Ponsot, who wrote much of her body of work while raising seven children by herself, often wrote in challenging poetic forms such as the villanelle, sestina, and tritina in poems lit by domestic and urban transformations. In a 1999 New York Times interview, Ponsot discussed her relationship to form, stating, “The forms create an almost bodily pleasure in the poet. What you’re doing is trying to discover. They are not restrictive. They pull things out of you. They help you remember.” Booklist reviewer Donna Seaman observed that Ponsot “toys with homonyms, elastic rhyme schemes, and paradoxes both linguistic and philosophical in her fluid and efficient poems.” Regarding Ponsot’s style, poet-critic Stephanie Burt has observed, “For all its insistence on exuberance, there is something brittle, like china, about Ponsot’s style. Other poets who use, as she does, short lines, a conversational pace and frequent enjambments can feel rushed or wild. Ponsot instead tends to tread slowly, as if careful not to damage the copious beauties she finds on the streets of Manhattan, in its museums, in clouds, in air.”

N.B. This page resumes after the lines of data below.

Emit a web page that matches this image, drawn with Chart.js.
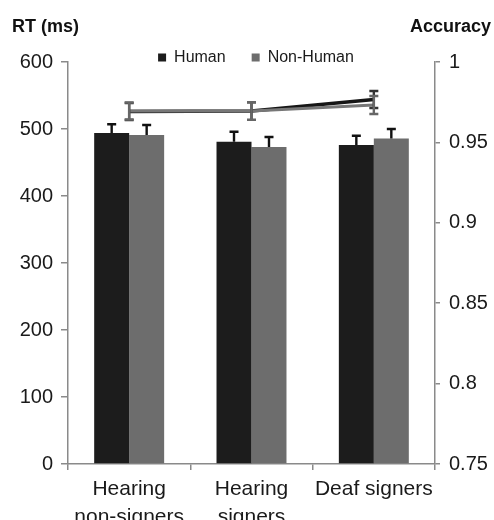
<!DOCTYPE html>
<html>
<head>
<meta charset="utf-8">
<script src="https://cdn.jsdelivr.net/npm/chart.js@4.4.0/dist/chart.umd.min.js"></script>
<style>
  html, body { margin: 0; padding: 0; background: #fff; }
</style>
</head>
<body>
<canvas id="chart" width="494" height="520"></canvas>
<script>
// ── Data ─────────────────────────────────────────────────────────────────────
const groups = [['Hearing', 'non-signers'], ['Hearing', 'signers'], 'Deaf signers'];
const seriesNames = ['Human', 'Non-Human'];

const rtHuman = [494, 481, 476];
const rtNonHuman = [491, 473, 486];
const rtHumanErr = [13, 15, 14];
const rtNonHumanErr = [15, 15, 14];

const accHuman = [0.9692, 0.9695, 0.9767];
const accNonHuman = [0.9695, 0.9695, 0.9733];
const accHumanErr = [0.0053, 0.0055, 0.0053];
const accNonHumanErr = [0.0053, 0.0055, 0.0056];

const leftTitle = 'RT (ms)';
const rightTitle = 'Accuracy';

const FONT = "'Liberation Sans', Arial, sans-serif";
const AXIS_GREY = '#8a8a8a';
const INK = '#1a1a1a';

Chart.defaults.font.family = FONT;
Chart.defaults.color = INK;

// ── Error bars drawn through the chart scales ────────────────────────────────
const errorBars = {
  id: 'errorBars',
  afterDatasetsDraw(chart) {
    const { ctx } = chart;
    chart.data.datasets.forEach((ds, i) => {
      if (!ds.err) return;
      const meta = chart.getDatasetMeta(i);
      const scale = chart.scales[ds.yAxisID];
      ctx.save();
      ctx.strokeStyle = ds.errColor;
      ctx.lineWidth = 2.4;
      meta.data.forEach((el, j) => {
        const v = ds.data[j], e = ds.err[j];
        const x = el.x;
        const top = scale.getPixelForValue(v + e);
        const bot = ds.type === 'bar' ? scale.getPixelForValue(v) : scale.getPixelForValue(v - e);
        const half = 4.5;
        ctx.beginPath();
        ctx.moveTo(x, top); ctx.lineTo(x, bot);
        ctx.moveTo(x - half, top); ctx.lineTo(x + half, top);
        if (ds.type !== 'bar') { ctx.moveTo(x - half, bot); ctx.lineTo(x + half, bot); }
        ctx.stroke();
      });
      ctx.restore();
    });
  }
};

// ── Horizontal axis titles above each y axis ─────────────────────────────────
const axisTitles = {
  id: 'axisTitles',
  afterDraw(chart) {
    const { ctx } = chart;
    ctx.save();
    ctx.font = `bold 18px ${FONT}`;
    ctx.fillStyle = '#111';
    ctx.textBaseline = 'middle';
    ctx.textAlign = 'left';
    ctx.fillText(leftTitle, 12, 27);
    ctx.textAlign = 'right';
    ctx.fillText(rightTitle, 491, 27);
    ctx.restore();
  }
};

new Chart(document.getElementById('chart'), {
  type: 'bar',
  data: {
    labels: groups,
    datasets: [
      {
        type: 'bar', label: seriesNames[0], data: rtHuman, err: rtHumanErr, errColor: '#111',
        yAxisID: 'y', backgroundColor: '#1c1c1c', borderWidth: 0,
        categoryPercentage: 0.572, barPercentage: 1, order: 3,
      },
      {
        type: 'bar', label: seriesNames[1], data: rtNonHuman, err: rtNonHumanErr, errColor: '#111',
        yAxisID: 'y', backgroundColor: '#6d6d6d', borderWidth: 0,
        categoryPercentage: 0.572, barPercentage: 1, order: 3,
      },
      {
        type: 'line', label: seriesNames[0] + ' acc', data: accHuman, err: accHumanErr, errColor: '#333',
        yAxisID: 'y1', borderColor: '#161616', borderWidth: 3.5, pointRadius: 0, tension: 0, order: 1,
      },
      {
        type: 'line', label: seriesNames[1] + ' acc', data: accNonHuman, err: accNonHumanErr, errColor: '#666',
        yAxisID: 'y1', borderColor: '#777', borderWidth: 3, pointRadius: 0, tension: 0, order: 0,
      },
    ],
  },
  options: {
    responsive: false,
    animation: false,
    layout: { padding: { top: 23.5, left: 18, right: 0, bottom: 0 } },
    plugins: {
      tooltip: { enabled: false },
      legend: {
        position: 'top',
        maxHeight: 38.5,
        labels: {
          font: { size: 16 },
          color: INK,
          boxWidth: 8,
          boxHeight: 8,
          padding: 26,
          filter: (item, data) => data.datasets[item.datasetIndex].type === 'bar',
        },
      },
    },
    scales: {
      x: {
        offset: true,
        grid: { offset: true, drawOnChartArea: false, tickLength: 6, color: AXIS_GREY, lineWidth: 1.5 },
        border: { color: AXIS_GREY, width: 1.5 },
        ticks: { font: { size: 21, lineHeight: 1.35 }, color: INK, padding: 5, maxRotation: 0, autoSkip: false },
        afterFit: s => { s.height = 56; },
      },
      y: {
        position: 'left',
        min: 0, max: 600,
        grid: { drawOnChartArea: false, tickLength: 7, color: AXIS_GREY, lineWidth: 1.5 },
        border: { color: AXIS_GREY, width: 1.5 },
        ticks: { stepSize: 100, font: { size: 20 }, color: INK, padding: 8 },
        afterFit: s => { s.width = 50; },
      },
      y1: {
        position: 'right',
        min: 0.75, max: 1,
        grid: { drawOnChartArea: false, tickLength: 5, color: AXIS_GREY, lineWidth: 1.5 },
        border: { color: AXIS_GREY, width: 1.5 },
        ticks: { stepSize: 0.05, font: { size: 20 }, color: INK, padding: 9,
                 callback: v => String(+v.toFixed(2)) },
        afterFit: s => { s.width = 59; },
      },
    },
  },
  plugins: [errorBars, axisTitles],
});
</script>
</body>
</html>
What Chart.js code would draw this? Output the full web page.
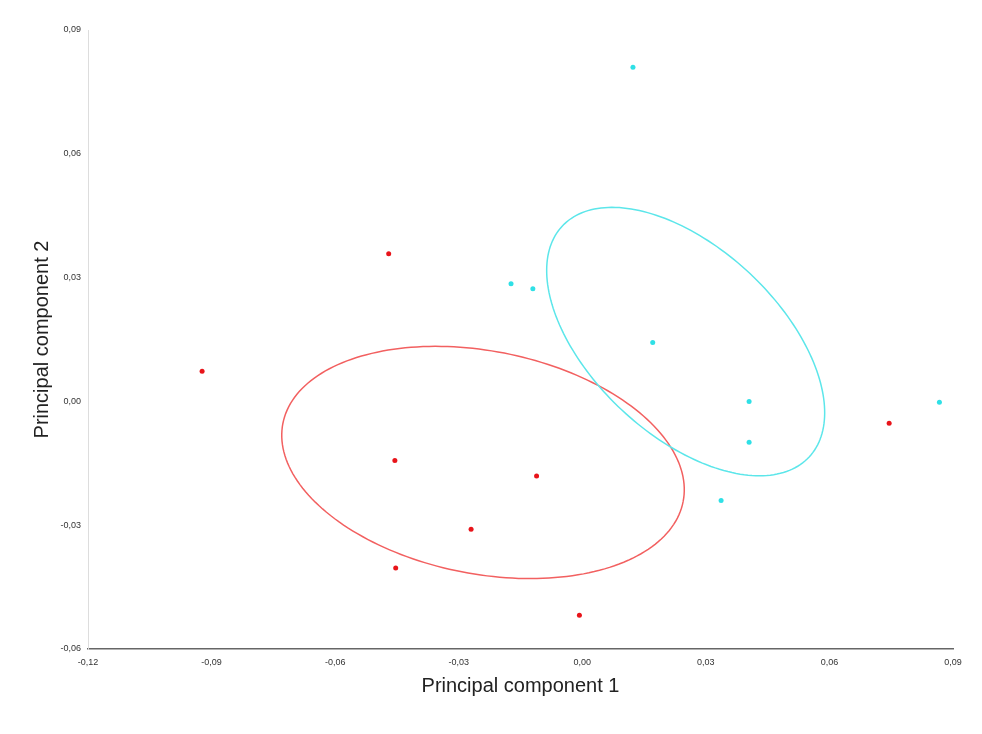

Ponsot’s honors included a grant from the National Endowment for the Arts, the Shaughnessy Medal of the Modern Language Association, the Delmore Schwartz Memorial Prize, and the Ruth Lilly Poetry Prize from the Poetry Foundation. In 2010, she was elected a Chancellor of the Academy of American Poets. Ponsot taught at New York University and Columbia University. She lived in New York City until her death in 2019.